Warwick Ball’s Rome in the East is a treasure trove. Instead of telling the story of Rome from an occidental standpoint, he goes east and looks back. What does Roman history look like from Arabia, Syria, Edessa, India? One of his remarkable conclusions is that before the triumph of the west the west had itself been conquered by the east.
Commenting on Constantine’s found of Constantinople, he observes:
“the ultimate outcome of Virgil’s great epic lay many hundreds of years after the death of Virgil himself, an outcome which neither Homer nor virgil could ever have conceived – but which both epic poets would have appreciated. For it was a latter-day Aeneas, the Emperor Constantine, who led the descendants of Virgil’s Trojan heroes away from a crumbling ramshackle Rome back to the East to found the New Rome at Byzantium, on the opposite shores of the Sea of Marmara to Troy. Troy had achieved its greatest triumph. More than anything else, the story of Rome is a story of the East more than of the West: a triumph of the East.” Through Christianity especially, “the East took over Rome: one of the many ironies of our story is that the city of Rome itself was to end up as Rome’s own imperial outpost, a Roman backwater.”

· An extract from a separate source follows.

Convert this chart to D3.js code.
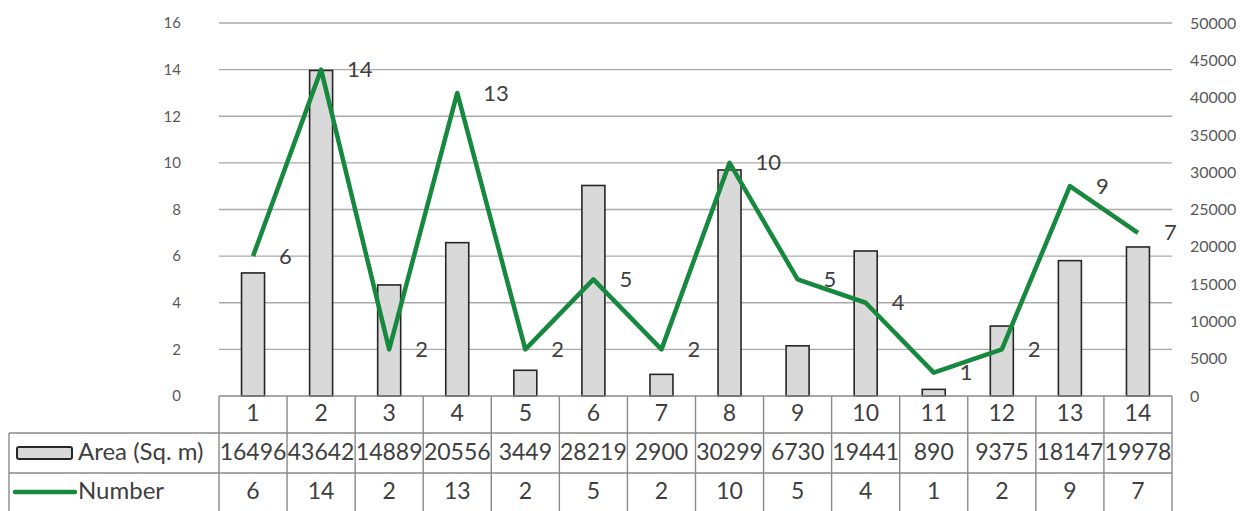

Along the way to this conclusion, he describes many fascinating and unexpected connections between Rome and the East: A Roman trading colony on the south coast of India near Pondicherry; the Romano-Buddhist art style from the northwest Indian region of Gandhara, wiht its Buddhist substance but eerily classical style; the Arab emperors of Rome, including Philip the Arab, reputed by Eusebius to have been the first Christian emperor; the temple complex at ancient Heliopolis, Baalbek, where there is evidence for eight different cults, bridging the east-west divide – including Baal, the Sun, Jupiter (who was identified with Hadad), Venus (identified with Atargatis), Mercury, and the Muses.